<<<<
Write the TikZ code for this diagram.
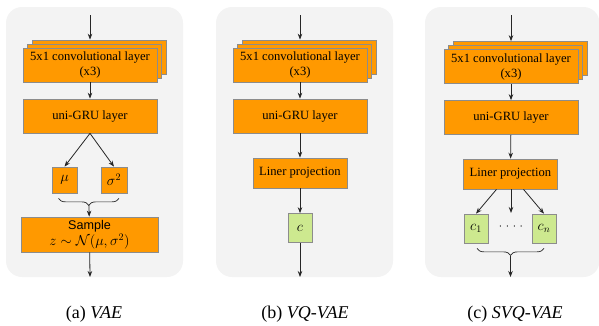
\documentclass[tikz,border=0pt]{standalone}
\usepackage{fontspec}
\setmainfont{Liberation Serif}
\setsansfont{Liberation Sans}
\usetikzlibrary{arrows.meta,decorations.pathreplacing}
\definecolor{bgc}{HTML}{F3F3F3}
\definecolor{orng}{HTML}{FF9900}
\definecolor{grn}{HTML}{CDE98F}
\definecolor{bordc}{HTML}{8C8C8C}
\tikzset{
  panel/.style={fill=bgc, draw=none, rounded corners=16pt},
  ob/.style={draw=bordc, fill=orng, line width=0.7pt, inner sep=0pt, align=center, font=\fontsize{12.6}{15}\selectfont},
  gb/.style={draw=bordc, fill=grn, line width=0.7pt, inner sep=0pt, align=center, font=\fontsize{14.5}{16}\selectfont},
  convbox/.style={ob, minimum width=134pt, minimum height=34pt},
  grubox/.style={ob, minimum width=134pt, minimum height=34pt},
  linbox/.style={ob, minimum width=94pt, minimum height=30pt},
  cbox/.style={gb, minimum width=24pt, minimum height=29pt},
  mbox/.style={ob, minimum height=26pt, font=\fontsize{14.5}{16}\selectfont},
  arr/.style={-{Stealth[length=6pt,width=4.5pt]}, line width=0.8pt, draw=black!85},
  brc/.style={decorate, decoration={brace, amplitude=7pt, mirror}, line width=0.7pt, draw=black!85},
  captext/.style={font=\fontsize{18}{20}\selectfont, inner sep=0pt}
}
\begin{document}
\begin{tikzpicture}[x=1pt,y=-1pt]
\useasboundingbox (0,0) rectangle (599,325);
% ---------- panel (a)
\fill[panel] (6,7) rectangle (183,277);
\coordinate (ina) at (90,15);
\node[convbox] (ca3) at (99,57) {};
\node[convbox] (ca2) at (94.5,61) {};
\node[convbox] (ca) at (90,65) {5x1 convolutional layer\\(x3)};
\node[grubox] (ga) at (90,116) {uni-GRU layer};
\node[mbox, minimum width=25pt] (mu) at (64.5,180) {$\mu$};
\node[mbox, minimum width=26pt] (sg) at (114,180) {$\sigma^2$};
\node[ob, minimum width=137pt, minimum height=35pt, font=\fontsize{12.6}{16}\selectfont] (sa) at (89.5,234.5) {\sffamily Sample\\\fontsize{14.5}{16}\selectfont$z\sim\mathcal{N}(\mu,\sigma^2)$};
\coordinate (bta) at (89,205);
\coordinate (outa) at (90,277);
\draw[arr] (ina) -- (ina |- ca3.north);
\draw[arr] (ca) -- (ga);
\draw[arr] (ga.south) -- (mu.north);
\draw[arr] (ga.south) -- (sg.north);
\draw[brc] ([shift={(-6,5)}]mu.south) -- ([shift={(5,5)}]sg.south);
\draw[arr] (bta) -- (sa);
\draw[arr] (sa) -- (outa);
\node[captext] (capa) at (94,314) {(a) \textit{VAE}};
% ---------- panel (b)
\fill[panel] (216,7) rectangle (393,277);
\coordinate (inb) at (300,15);
\node[convbox] (cb3) at (309,57) {};
\node[convbox] (cb2) at (304.5,61) {};
\node[convbox] (cb) at (300,65) {5x1 convolutional layer\\(x3)};
\node[grubox] (gbb) at (300,116) {uni-GRU layer};
\node[linbox] (lb) at (300,173) {Liner projection};
\node[cbox] (cc) at (300,228) {$c$};
\coordinate (outb) at (300,277);
\draw[arr] (inb) -- (inb |- cb3.north);
\draw[arr] (cb) -- (gbb);
\draw[arr] (gbb) -- (lb);
\draw[arr] (lb) -- (cc);
\draw[arr] (cc) -- (outb);
\node[captext] (capb) at (305,314) {(b) \textit{VQ-VAE}};
% ---------- panel (c)
\fill[panel] (425,7) rectangle (599.5,277);
\coordinate (inc) at (511,15);
\node[convbox] (cs3) at (520,58.5) {};
\node[convbox] (cs2) at (515.5,62.5) {};
\node[convbox] (cs) at (511,66.5) {5x1 convolutional layer\\(x3)};
\node[grubox] (gc) at (511,117.5) {uni-GRU layer};
\node[linbox] (lc) at (510.5,174) {Liner projection};
\node[cbox] (c1) at (476,228.5) {$c_1$};
\node[cbox] (cn) at (544,228.5) {$c_n$};
\node[inner sep=0pt, font=\fontsize{12}{14}\selectfont] (dots) at (511,227) {$\mathord{\cdot}\hspace{3.6pt}\mathord{\cdot}\hspace{3.6pt}\mathord{\cdot}\hspace{3.6pt}\mathord{\cdot}$};
\coordinate (mid) at (511,213);
\coordinate (btc) at (510.5,256);
\coordinate (outc) at (510.5,277);
\draw[arr] (inc) -- (inc |- cs3.north);
\draw[arr] (cs) -- (gc);
\draw[arr] (gc) -- (lc);
\draw[arr] ([xshift=-14pt]lc.south) -- (c1.north);
\draw[arr] (lc.south -| mid) -- (mid);
\draw[arr] ([xshift=13pt]lc.south) -- (cn.north);
\draw[brc] ([shift={(1,5)}]c1.south) -- ([shift={(0,5)}]cn.south);
\draw[arr] (btc) -- (outc);
\node[captext] (capc) at (515,314) {(c) \textit{SVQ-VAE}};
\end{tikzpicture}
\end{document}
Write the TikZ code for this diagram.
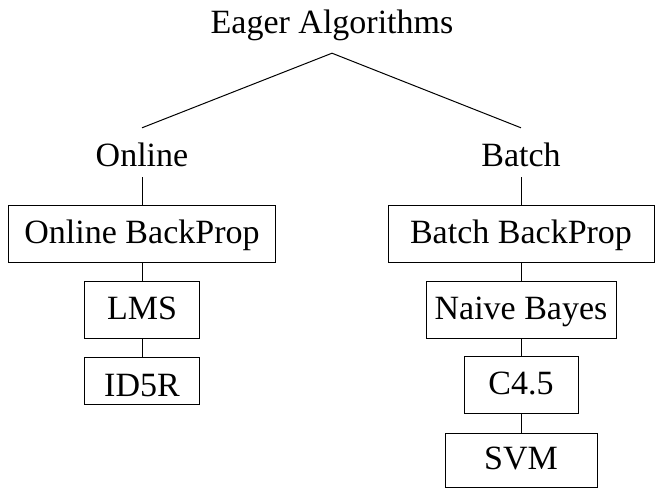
\documentclass[tikz,border=0pt]{standalone}
\usepackage{fontspec}
\setmainfont{Liberation Serif}
\begin{document}
\begin{tikzpicture}[x=1pt,y=-1pt,
  every node/.style={font=\fontsize{34}{40}\selectfont},
  branch/.style={inner xsep=0pt, inner ysep=11pt, text height=27pt, text depth=0pt, anchor=base},
  algbox/.style={draw, line width=1pt, inner sep=0pt, text height=24pt, text depth=5pt, minimum height=57pt},
  connector/.style={line width=1pt}]
\useasboundingbox (0,0) rectangle (655,488);

% root and the two branches
\node[branch, inner ysep=13pt, text height=24pt, text depth=7pt] (root) at (332,33) {Eager Algorithms};
\node[branch] (online) at (142,166) {Online};
\node[branch] (batch) at (521,166) {Batch};

% online column
\node[algbox, minimum width=267pt] (obp) at (142,233.5) {Online BackProp};
\node[algbox, minimum width=115pt] (lms) at (142,309.5) {LMS};
\node[algbox, minimum width=115pt, minimum height=47pt, text height=31pt, text depth=0pt] (id5r) at (142,380.5) {ID5R};

% batch column
\node[algbox, minimum width=266pt] (bbp) at (521,233.5) {Batch BackProp};
\node[algbox, minimum width=190pt] (nb) at (521,309.5) {Naive Bayes};
\node[algbox, minimum width=114pt] (c45) at (521,384.5) {C4.5};
\node[algbox, minimum width=152pt, minimum height=54pt] (svm) at (521,460) {SVM};

% connectors
\draw[connector] (online.north) -- (root.south) -- (batch.north);
\draw[connector] (online.south) -- (obp.north)
                 (obp.south) -- (lms.north)
                 (lms.south) -- (id5r.north);
\draw[connector] (batch.south) -- (bbp.north)
                 (bbp.south) -- (nb.north)
                 (nb.south) -- (c45.north)
                 (c45.south) -- (svm.north);
\end{tikzpicture}
\end{document}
>>>>
Omit each picture, then return all of the listing exactly as it stands.

Write the TikZ code for this diagram.
\documentclass[tikz,border=0pt]{standalone}
\usepackage{fontspec}
\setmainfont{Liberation Serif}
\setsansfont{Liberation Sans}
\usetikzlibrary{arrows.meta,decorations.pathreplacing}
\definecolor{bgc}{HTML}{F3F3F3}
\definecolor{orng}{HTML}{FF9900}
\definecolor{grn}{HTML}{CDE98F}
\definecolor{bordc}{HTML}{8C8C8C}
\tikzset{
  panel/.style={fill=bgc, draw=none, rounded corners=16pt},
  ob/.style={draw=bordc, fill=orng, line width=0.7pt, inner sep=0pt, align=center, font=\fontsize{12.6}{15}\selectfont},
  gb/.style={draw=bordc, fill=grn, line width=0.7pt, inner sep=0pt, align=center, font=\fontsize{14.5}{16}\selectfont},
  convbox/.style={ob, minimum width=134pt, minimum height=34pt},
  grubox/.style={ob, minimum width=134pt, minimum height=34pt},
  linbox/.style={ob, minimum width=94pt, minimum height=30pt},
  cbox/.style={gb, minimum width=24pt, minimum height=29pt},
  mbox/.style={ob, minimum height=26pt, font=\fontsize{14.5}{16}\selectfont},
  arr/.style={-{Stealth[length=6pt,width=4.5pt]}, line width=0.8pt, draw=black!85},
  brc/.style={decorate, decoration={brace, amplitude=7pt, mirror}, line width=0.7pt, draw=black!85},
  captext/.style={font=\fontsize{18}{20}\selectfont, inner sep=0pt}
}
\begin{document}
\begin{tikzpicture}[x=1pt,y=-1pt]
\useasboundingbox (0,0) rectangle (599,325);
% ---------- panel (a)
\fill[panel] (6,7) rectangle (183,277);
\coordinate (ina) at (90,15);
\node[convbox] (ca3) at (99,57) {};
\node[convbox] (ca2) at (94.5,61) {};
\node[convbox] (ca) at (90,65) {5x1 convolutional layer\\(x3)};
\node[grubox] (ga) at (90,116) {uni-GRU layer};
\node[mbox, minimum width=25pt] (mu) at (64.5,180) {$\mu$};
\node[mbox, minimum width=26pt] (sg) at (114,180) {$\sigma^2$};
\node[ob, minimum width=137pt, minimum height=35pt, font=\fontsize{12.6}{16}\selectfont] (sa) at (89.5,234.5) {\sffamily Sample\\\fontsize{14.5}{16}\selectfont$z\sim\mathcal{N}(\mu,\sigma^2)$};
\coordinate (bta) at (89,205);
\coordinate (outa) at (90,277);
\draw[arr] (ina) -- (ina |- ca3.north);
\draw[arr] (ca) -- (ga);
\draw[arr] (ga.south) -- (mu.north);
\draw[arr] (ga.south) -- (sg.north);
\draw[brc] ([shift={(-6,5)}]mu.south) -- ([shift={(5,5)}]sg.south);
\draw[arr] (bta) -- (sa);
\draw[arr] (sa) -- (outa);
\node[captext] (capa) at (94,314) {(a) \textit{VAE}};
% ---------- panel (b)
\fill[panel] (216,7) rectangle (393,277);
\coordinate (inb) at (300,15);
\node[convbox] (cb3) at (309,57) {};
\node[convbox] (cb2) at (304.5,61) {};
\node[convbox] (cb) at (300,65) {5x1 convolutional layer\\(x3)};
\node[grubox] (gbb) at (300,116) {uni-GRU layer};
\node[linbox] (lb) at (300,173) {Liner projection};
\node[cbox] (cc) at (300,228) {$c$};
\coordinate (outb) at (300,277);
\draw[arr] (inb) -- (inb |- cb3.north);
\draw[arr] (cb) -- (gbb);
\draw[arr] (gbb) -- (lb);
\draw[arr] (lb) -- (cc);
\draw[arr] (cc) -- (outb);
\node[captext] (capb) at (305,314) {(b) \textit{VQ-VAE}};
% ---------- panel (c)
\fill[panel] (425,7) rectangle (599.5,277);
\coordinate (inc) at (511,15);
\node[convbox] (cs3) at (520,58.5) {};
\node[convbox] (cs2) at (515.5,62.5) {};
\node[convbox] (cs) at (511,66.5) {5x1 convolutional layer\\(x3)};
\node[grubox] (gc) at (511,117.5) {uni-GRU layer};
\node[linbox] (lc) at (510.5,174) {Liner projection};
\node[cbox] (c1) at (476,228.5) {$c_1$};
\node[cbox] (cn) at (544,228.5) {$c_n$};
\node[inner sep=0pt, font=\fontsize{12}{14}\selectfont] (dots) at (511,227) {$\mathord{\cdot}\hspace{3.6pt}\mathord{\cdot}\hspace{3.6pt}\mathord{\cdot}\hspace{3.6pt}\mathord{\cdot}$};
\coordinate (mid) at (511,213);
\coordinate (btc) at (510.5,256);
\coordinate (outc) at (510.5,277);
\draw[arr] (inc) -- (inc |- cs3.north);
\draw[arr] (cs) -- (gc);
\draw[arr] (gc) -- (lc);
\draw[arr] ([xshift=-14pt]lc.south) -- (c1.north);
\draw[arr] (lc.south -| mid) -- (mid);
\draw[arr] ([xshift=13pt]lc.south) -- (cn.north);
\draw[brc] ([shift={(1,5)}]c1.south) -- ([shift={(0,5)}]cn.south);
\draw[arr] (btc) -- (outc);
\node[captext] (capc) at (515,314) {(c) \textit{SVQ-VAE}};
\end{tikzpicture}
\end{document}
Write the TikZ code for this diagram.
\documentclass[tikz,border=0pt]{standalone}
\usepackage{fontspec}
\setmainfont{Liberation Serif}
\begin{document}
\begin{tikzpicture}[x=1pt,y=-1pt,
  every node/.style={font=\fontsize{34}{40}\selectfont},
  branch/.style={inner xsep=0pt, inner ysep=11pt, text height=27pt, text depth=0pt, anchor=base},
  algbox/.style={draw, line width=1pt, inner sep=0pt, text height=24pt, text depth=5pt, minimum height=57pt},
  connector/.style={line width=1pt}]
\useasboundingbox (0,0) rectangle (655,488);

% root and the two branches
\node[branch, inner ysep=13pt, text height=24pt, text depth=7pt] (root) at (332,33) {Eager Algorithms};
\node[branch] (online) at (142,166) {Online};
\node[branch] (batch) at (521,166) {Batch};

% online column
\node[algbox, minimum width=267pt] (obp) at (142,233.5) {Online BackProp};
\node[algbox, minimum width=115pt] (lms) at (142,309.5) {LMS};
\node[algbox, minimum width=115pt, minimum height=47pt, text height=31pt, text depth=0pt] (id5r) at (142,380.5) {ID5R};

% batch column
\node[algbox, minimum width=266pt] (bbp) at (521,233.5) {Batch BackProp};
\node[algbox, minimum width=190pt] (nb) at (521,309.5) {Naive Bayes};
\node[algbox, minimum width=114pt] (c45) at (521,384.5) {C4.5};
\node[algbox, minimum width=152pt, minimum height=54pt] (svm) at (521,460) {SVM};

% connectors
\draw[connector] (online.north) -- (root.south) -- (batch.north);
\draw[connector] (online.south) -- (obp.north)
                 (obp.south) -- (lms.north)
                 (lms.south) -- (id5r.north);
\draw[connector] (batch.south) -- (bbp.north)
                 (bbp.south) -- (nb.north)
                 (nb.south) -- (c45.north)
                 (c45.south) -- (svm.north);
\end{tikzpicture}
\end{document}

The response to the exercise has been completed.